[A block of data]

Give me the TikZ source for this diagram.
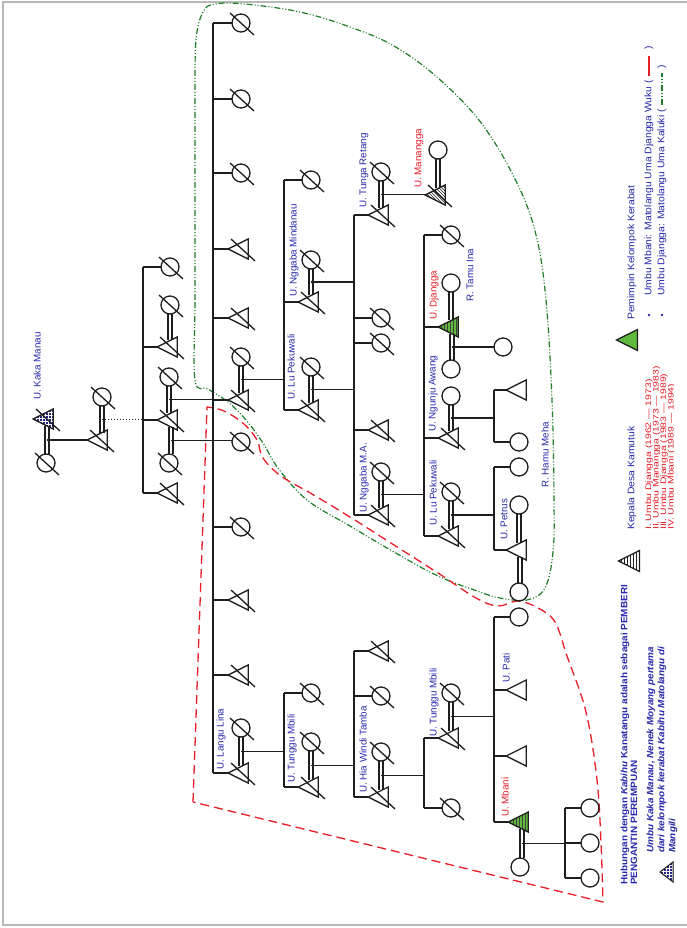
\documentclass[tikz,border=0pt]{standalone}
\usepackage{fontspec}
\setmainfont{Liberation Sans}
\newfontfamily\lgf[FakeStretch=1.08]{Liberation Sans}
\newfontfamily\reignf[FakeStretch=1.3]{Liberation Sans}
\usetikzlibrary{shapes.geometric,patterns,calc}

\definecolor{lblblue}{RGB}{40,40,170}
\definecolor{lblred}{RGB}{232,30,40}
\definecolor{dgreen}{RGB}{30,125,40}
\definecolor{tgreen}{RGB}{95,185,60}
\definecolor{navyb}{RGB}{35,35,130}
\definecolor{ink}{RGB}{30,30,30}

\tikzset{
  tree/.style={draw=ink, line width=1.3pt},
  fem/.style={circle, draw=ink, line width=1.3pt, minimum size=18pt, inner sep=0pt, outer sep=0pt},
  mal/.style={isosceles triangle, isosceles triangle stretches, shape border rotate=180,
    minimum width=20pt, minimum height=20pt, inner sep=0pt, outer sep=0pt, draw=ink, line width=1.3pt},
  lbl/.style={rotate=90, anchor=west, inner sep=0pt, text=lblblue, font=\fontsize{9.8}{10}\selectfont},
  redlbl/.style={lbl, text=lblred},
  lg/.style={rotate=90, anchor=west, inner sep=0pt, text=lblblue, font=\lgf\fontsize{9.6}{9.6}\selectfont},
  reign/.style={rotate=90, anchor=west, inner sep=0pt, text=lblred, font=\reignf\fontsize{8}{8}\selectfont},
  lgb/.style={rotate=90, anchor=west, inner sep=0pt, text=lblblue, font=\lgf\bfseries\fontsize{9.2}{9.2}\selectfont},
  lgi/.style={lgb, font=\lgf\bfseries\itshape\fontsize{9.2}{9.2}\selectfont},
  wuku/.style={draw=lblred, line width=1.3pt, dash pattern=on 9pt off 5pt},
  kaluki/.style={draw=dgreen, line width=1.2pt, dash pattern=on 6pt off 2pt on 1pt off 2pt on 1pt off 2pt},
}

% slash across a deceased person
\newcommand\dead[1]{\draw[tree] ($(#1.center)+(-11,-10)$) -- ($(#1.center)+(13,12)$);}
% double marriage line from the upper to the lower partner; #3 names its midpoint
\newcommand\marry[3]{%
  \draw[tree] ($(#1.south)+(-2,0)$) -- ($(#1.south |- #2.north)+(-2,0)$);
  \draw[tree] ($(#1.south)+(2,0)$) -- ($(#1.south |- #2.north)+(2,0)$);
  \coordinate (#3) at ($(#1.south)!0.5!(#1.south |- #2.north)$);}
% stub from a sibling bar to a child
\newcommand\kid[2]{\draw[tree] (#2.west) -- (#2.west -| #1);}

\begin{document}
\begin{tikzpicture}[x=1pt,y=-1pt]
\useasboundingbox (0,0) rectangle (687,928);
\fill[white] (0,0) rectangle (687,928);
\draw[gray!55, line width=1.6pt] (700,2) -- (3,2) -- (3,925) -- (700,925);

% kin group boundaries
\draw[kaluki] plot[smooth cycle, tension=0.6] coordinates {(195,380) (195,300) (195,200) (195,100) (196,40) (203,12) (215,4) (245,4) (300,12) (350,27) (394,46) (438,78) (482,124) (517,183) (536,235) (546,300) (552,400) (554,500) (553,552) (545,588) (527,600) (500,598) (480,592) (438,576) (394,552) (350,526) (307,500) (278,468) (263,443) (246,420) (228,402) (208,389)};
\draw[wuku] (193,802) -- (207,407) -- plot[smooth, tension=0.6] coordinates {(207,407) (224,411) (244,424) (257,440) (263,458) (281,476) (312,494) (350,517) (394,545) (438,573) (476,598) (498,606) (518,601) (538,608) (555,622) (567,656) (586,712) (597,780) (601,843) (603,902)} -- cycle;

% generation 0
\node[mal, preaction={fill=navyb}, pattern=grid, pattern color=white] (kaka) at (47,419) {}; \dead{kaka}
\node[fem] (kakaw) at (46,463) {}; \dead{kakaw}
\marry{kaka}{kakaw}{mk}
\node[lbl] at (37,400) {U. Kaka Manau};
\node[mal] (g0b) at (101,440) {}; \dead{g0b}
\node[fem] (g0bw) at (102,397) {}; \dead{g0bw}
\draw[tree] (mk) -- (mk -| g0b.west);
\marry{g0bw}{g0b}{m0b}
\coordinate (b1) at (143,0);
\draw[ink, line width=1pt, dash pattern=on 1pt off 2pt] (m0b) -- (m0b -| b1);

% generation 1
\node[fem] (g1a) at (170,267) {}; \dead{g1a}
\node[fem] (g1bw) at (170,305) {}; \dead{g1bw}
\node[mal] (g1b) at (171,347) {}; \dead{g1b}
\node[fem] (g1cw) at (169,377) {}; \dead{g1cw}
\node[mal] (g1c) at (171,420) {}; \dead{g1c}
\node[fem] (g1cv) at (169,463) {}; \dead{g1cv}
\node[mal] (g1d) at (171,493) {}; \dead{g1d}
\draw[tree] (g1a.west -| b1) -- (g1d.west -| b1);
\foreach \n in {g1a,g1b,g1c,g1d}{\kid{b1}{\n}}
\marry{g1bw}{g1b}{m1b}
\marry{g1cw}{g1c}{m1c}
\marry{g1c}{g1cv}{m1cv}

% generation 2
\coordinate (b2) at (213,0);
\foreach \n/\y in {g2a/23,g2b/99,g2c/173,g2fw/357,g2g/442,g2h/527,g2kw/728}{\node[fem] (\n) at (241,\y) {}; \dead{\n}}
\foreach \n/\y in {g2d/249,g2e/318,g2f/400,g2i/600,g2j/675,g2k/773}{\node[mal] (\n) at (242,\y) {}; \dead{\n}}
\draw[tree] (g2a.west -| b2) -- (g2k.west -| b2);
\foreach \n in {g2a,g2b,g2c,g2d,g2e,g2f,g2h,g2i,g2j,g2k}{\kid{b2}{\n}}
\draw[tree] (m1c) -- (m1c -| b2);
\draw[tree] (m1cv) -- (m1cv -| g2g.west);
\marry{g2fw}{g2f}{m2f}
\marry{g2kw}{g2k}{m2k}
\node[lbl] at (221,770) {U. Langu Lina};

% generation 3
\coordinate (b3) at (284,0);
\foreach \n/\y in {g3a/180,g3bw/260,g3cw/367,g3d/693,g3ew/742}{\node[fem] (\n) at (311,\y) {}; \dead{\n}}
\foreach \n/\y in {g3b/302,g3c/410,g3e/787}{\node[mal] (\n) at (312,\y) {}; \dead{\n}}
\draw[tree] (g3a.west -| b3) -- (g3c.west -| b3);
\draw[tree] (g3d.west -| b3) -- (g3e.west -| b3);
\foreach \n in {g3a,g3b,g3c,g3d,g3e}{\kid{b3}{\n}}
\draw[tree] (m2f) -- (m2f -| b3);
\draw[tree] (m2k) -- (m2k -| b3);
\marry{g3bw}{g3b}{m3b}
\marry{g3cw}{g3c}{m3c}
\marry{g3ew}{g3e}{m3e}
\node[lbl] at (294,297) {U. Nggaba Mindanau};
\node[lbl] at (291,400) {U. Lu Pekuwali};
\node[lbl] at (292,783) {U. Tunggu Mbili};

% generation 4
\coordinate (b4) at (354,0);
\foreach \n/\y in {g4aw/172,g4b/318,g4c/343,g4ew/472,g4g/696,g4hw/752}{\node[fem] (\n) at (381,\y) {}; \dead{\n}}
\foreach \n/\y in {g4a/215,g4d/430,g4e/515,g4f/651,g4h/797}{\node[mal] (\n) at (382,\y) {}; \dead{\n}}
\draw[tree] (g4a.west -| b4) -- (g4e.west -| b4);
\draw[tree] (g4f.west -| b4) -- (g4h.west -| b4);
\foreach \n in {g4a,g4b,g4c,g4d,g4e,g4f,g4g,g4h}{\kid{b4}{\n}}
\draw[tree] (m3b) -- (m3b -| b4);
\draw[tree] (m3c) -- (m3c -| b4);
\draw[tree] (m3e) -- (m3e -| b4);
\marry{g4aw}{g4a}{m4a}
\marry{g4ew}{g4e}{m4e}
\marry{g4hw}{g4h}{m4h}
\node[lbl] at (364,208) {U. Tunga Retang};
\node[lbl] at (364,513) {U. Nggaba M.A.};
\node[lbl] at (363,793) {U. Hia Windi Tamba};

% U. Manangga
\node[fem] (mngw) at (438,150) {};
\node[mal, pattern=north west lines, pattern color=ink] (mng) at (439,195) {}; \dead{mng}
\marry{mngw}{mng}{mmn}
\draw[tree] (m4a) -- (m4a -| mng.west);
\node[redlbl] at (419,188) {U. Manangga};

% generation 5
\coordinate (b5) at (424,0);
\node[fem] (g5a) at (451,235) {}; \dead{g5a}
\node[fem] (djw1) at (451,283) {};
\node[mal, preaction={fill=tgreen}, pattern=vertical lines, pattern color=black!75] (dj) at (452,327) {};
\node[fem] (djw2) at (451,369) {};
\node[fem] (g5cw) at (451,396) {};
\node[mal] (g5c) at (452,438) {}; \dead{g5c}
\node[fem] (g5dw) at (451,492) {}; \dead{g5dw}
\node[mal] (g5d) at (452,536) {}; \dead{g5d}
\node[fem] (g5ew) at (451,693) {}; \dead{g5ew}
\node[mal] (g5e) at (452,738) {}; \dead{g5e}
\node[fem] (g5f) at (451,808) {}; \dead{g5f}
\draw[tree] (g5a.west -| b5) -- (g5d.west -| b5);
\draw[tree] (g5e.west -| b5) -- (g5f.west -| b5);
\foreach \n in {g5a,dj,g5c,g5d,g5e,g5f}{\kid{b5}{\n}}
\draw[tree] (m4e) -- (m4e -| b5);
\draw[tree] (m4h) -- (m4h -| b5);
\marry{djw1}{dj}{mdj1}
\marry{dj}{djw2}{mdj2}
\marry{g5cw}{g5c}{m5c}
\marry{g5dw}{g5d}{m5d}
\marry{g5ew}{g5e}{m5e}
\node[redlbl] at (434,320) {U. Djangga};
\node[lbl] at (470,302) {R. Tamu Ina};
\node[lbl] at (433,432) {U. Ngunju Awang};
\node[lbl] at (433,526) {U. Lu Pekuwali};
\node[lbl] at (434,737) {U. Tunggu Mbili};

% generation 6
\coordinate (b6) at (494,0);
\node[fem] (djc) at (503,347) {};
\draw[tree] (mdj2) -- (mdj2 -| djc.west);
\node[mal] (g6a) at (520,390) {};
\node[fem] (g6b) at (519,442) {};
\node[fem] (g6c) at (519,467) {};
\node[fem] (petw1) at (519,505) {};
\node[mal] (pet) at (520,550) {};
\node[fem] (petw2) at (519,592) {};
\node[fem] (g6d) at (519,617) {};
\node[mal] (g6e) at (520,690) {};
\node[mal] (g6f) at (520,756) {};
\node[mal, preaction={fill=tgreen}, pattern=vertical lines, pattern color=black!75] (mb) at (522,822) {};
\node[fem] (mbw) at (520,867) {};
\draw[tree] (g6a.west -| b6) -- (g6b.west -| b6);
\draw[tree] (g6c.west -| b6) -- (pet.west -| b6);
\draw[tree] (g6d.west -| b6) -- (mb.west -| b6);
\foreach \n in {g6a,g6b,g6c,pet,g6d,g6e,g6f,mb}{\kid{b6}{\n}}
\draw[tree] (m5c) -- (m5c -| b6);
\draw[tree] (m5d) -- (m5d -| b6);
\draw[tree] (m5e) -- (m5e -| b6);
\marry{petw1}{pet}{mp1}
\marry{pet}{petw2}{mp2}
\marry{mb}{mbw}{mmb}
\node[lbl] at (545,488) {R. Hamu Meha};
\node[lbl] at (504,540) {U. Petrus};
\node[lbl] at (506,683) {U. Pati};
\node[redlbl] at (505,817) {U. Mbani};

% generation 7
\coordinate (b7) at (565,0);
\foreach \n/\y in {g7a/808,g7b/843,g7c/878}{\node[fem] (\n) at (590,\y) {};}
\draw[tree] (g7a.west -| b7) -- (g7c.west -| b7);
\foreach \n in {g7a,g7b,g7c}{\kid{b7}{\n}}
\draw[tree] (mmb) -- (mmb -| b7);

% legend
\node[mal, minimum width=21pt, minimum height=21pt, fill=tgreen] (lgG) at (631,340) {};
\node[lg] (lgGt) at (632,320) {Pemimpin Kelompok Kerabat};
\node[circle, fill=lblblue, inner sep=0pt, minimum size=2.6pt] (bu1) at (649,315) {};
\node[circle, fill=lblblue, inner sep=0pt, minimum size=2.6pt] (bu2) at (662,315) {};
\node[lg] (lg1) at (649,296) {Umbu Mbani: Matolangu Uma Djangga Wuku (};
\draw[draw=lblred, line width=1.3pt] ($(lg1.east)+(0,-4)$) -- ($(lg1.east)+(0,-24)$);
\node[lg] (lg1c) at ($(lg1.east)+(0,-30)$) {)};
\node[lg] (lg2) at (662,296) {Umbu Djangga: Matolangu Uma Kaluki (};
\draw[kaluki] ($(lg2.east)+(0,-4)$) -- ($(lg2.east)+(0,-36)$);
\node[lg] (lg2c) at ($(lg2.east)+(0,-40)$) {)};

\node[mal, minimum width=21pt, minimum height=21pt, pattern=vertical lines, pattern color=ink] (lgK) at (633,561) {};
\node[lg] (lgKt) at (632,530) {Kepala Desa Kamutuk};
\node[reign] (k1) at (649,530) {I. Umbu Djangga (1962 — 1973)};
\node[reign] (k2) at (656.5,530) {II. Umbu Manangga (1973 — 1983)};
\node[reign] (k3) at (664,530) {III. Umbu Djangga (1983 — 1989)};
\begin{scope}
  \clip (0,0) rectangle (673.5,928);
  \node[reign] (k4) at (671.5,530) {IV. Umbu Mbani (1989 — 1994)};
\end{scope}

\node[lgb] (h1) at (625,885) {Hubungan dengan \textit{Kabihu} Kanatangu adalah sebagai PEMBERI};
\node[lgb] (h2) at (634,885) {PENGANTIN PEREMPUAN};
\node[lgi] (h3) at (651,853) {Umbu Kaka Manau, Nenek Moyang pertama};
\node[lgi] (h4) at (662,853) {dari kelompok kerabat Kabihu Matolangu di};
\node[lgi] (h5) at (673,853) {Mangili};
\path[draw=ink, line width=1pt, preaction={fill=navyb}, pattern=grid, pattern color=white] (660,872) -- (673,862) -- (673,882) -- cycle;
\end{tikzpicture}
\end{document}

...

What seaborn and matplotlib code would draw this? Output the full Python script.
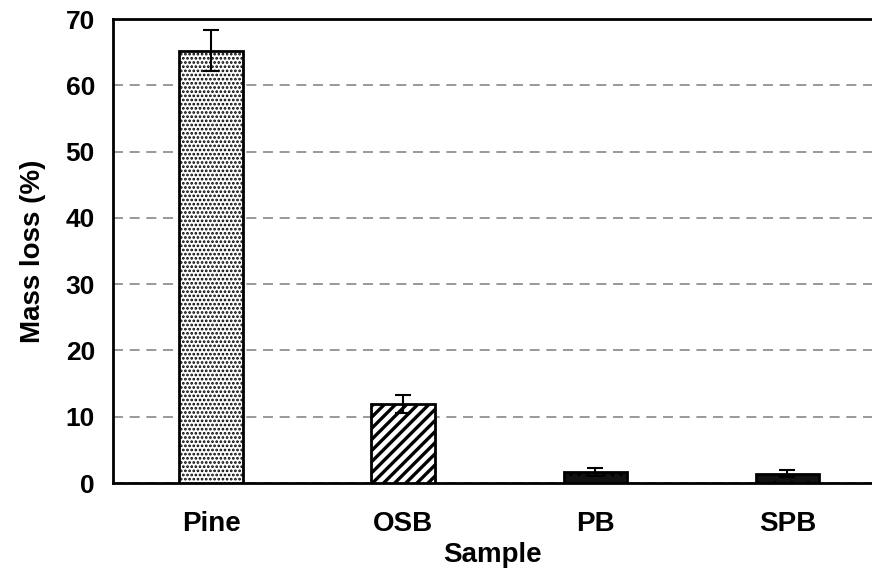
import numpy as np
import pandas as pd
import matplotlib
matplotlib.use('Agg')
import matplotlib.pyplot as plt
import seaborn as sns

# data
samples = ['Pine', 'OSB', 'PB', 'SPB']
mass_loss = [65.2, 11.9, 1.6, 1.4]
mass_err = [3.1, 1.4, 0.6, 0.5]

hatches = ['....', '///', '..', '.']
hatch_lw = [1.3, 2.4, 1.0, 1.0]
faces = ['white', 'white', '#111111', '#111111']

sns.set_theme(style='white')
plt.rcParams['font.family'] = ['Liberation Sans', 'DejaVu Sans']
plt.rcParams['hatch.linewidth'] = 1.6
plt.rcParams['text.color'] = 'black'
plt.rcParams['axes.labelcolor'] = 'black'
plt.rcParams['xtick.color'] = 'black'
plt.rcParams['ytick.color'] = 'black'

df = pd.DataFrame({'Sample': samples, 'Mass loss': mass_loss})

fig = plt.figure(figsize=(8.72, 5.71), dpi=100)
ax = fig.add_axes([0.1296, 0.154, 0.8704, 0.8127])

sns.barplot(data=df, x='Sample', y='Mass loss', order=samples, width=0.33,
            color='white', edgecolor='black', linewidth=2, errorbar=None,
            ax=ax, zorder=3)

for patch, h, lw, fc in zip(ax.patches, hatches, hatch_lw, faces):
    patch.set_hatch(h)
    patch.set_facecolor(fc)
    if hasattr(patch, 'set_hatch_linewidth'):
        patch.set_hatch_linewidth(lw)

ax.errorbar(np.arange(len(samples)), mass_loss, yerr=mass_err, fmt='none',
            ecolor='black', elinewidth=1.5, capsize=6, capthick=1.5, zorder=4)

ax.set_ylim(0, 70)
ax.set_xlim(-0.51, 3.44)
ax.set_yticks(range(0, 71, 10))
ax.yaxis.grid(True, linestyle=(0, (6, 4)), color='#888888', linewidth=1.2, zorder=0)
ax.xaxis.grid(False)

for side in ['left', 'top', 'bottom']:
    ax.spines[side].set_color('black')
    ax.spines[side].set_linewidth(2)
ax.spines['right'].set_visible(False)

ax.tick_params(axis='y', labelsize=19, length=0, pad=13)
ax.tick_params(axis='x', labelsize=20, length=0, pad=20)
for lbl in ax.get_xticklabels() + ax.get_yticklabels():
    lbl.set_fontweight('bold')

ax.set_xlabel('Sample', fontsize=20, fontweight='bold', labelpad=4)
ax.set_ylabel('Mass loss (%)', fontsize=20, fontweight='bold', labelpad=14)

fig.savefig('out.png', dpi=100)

- Exercise: From the records above, give again only the part that opens with the line containing "What seaborn and" and closes with the line containing "import seaborn as sns". Keep both ends but drop the pictures.

- Answer to the problem:
What seaborn and matplotlib code would draw this? Output the full Python script.
import numpy as np
import pandas as pd
import matplotlib
matplotlib.use('Agg')
import matplotlib.pyplot as plt
import seaborn as sns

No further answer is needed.